Exercise description: Isolate every line in the records below with "matplotlib" in it.

Entries provided:
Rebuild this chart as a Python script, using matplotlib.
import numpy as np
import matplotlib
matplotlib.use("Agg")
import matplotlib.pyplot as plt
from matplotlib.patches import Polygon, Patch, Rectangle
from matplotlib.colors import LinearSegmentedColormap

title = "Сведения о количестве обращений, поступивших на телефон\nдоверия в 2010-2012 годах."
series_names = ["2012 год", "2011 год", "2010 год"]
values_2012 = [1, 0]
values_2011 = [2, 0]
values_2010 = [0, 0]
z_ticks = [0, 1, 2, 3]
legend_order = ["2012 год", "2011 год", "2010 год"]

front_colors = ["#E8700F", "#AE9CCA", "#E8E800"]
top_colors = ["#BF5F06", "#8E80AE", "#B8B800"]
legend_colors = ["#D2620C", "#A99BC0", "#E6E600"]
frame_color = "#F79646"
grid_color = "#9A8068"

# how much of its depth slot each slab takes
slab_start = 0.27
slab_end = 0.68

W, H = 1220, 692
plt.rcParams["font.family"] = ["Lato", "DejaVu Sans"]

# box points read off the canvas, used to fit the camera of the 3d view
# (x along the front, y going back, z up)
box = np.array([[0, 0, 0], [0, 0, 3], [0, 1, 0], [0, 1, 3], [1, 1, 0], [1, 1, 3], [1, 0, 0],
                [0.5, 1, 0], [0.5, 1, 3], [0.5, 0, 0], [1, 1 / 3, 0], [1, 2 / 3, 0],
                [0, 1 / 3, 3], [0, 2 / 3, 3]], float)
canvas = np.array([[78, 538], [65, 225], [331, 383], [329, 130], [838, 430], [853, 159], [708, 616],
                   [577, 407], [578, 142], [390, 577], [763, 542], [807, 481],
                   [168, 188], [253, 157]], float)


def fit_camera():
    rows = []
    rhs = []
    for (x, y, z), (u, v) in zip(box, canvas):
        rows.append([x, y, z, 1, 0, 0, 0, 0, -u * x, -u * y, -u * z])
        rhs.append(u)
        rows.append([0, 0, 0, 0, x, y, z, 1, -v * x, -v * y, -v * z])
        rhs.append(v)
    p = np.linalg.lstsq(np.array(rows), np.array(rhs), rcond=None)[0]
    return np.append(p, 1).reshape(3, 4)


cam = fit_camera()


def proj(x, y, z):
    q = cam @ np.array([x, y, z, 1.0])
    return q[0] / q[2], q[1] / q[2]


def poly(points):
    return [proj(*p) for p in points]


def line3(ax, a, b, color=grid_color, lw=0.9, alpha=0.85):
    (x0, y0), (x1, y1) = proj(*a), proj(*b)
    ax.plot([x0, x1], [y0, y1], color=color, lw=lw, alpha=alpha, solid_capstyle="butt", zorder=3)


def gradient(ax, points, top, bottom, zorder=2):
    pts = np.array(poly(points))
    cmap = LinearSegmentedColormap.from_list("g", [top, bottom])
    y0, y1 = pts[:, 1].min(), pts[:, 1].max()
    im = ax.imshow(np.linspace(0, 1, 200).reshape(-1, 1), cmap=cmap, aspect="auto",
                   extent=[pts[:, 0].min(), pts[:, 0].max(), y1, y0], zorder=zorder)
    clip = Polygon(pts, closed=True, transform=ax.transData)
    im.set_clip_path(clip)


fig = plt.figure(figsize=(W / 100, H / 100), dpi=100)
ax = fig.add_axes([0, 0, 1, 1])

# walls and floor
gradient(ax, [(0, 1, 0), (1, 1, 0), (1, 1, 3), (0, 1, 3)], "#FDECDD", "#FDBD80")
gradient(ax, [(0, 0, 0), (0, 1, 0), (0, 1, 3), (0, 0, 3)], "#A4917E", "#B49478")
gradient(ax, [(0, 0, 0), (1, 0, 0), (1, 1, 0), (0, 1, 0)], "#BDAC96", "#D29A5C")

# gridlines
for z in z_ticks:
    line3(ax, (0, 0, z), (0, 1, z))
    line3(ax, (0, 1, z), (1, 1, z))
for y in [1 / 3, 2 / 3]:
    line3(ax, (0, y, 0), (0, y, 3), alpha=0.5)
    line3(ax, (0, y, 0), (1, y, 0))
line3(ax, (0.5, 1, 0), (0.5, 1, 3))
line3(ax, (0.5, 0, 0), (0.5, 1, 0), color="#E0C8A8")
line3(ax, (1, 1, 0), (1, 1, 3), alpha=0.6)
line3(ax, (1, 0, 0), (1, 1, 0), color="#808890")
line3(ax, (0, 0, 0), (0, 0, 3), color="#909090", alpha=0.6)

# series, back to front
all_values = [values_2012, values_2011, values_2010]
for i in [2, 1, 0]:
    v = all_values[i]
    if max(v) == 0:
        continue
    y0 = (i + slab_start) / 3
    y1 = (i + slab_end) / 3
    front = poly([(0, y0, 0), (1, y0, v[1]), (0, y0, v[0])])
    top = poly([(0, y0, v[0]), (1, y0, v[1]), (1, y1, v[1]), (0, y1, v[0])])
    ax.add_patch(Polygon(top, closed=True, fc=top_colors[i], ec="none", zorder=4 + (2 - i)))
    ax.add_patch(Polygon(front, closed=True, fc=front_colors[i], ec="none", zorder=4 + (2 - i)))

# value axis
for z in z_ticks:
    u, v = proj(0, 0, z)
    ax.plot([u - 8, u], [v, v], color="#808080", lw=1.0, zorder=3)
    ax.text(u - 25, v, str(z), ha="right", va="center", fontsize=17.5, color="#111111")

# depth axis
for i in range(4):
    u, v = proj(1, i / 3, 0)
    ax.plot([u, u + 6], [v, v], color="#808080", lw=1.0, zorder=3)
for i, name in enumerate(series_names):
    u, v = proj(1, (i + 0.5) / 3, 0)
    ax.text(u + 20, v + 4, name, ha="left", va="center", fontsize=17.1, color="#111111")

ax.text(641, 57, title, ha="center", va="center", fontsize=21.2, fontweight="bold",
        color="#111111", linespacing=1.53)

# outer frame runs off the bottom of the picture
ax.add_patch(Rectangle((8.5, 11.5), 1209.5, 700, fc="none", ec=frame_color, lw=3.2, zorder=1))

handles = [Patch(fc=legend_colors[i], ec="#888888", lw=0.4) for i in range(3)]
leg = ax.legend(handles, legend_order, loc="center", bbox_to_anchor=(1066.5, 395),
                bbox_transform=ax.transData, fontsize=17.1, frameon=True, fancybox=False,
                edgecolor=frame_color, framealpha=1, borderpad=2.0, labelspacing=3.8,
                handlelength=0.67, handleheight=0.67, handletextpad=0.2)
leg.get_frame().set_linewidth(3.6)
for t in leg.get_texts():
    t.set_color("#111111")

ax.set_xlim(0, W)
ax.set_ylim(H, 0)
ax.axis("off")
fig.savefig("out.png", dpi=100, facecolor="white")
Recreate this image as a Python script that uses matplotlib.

Exercise output:
Rebuild this chart as a Python script, using matplotlib.
import matplotlib
matplotlib.use("Agg")
import matplotlib.pyplot as plt
from matplotlib.patches import Polygon, Patch, Rectangle
from matplotlib.colors import LinearSegmentedColormap
Recreate this image as a Python script that uses matplotlib.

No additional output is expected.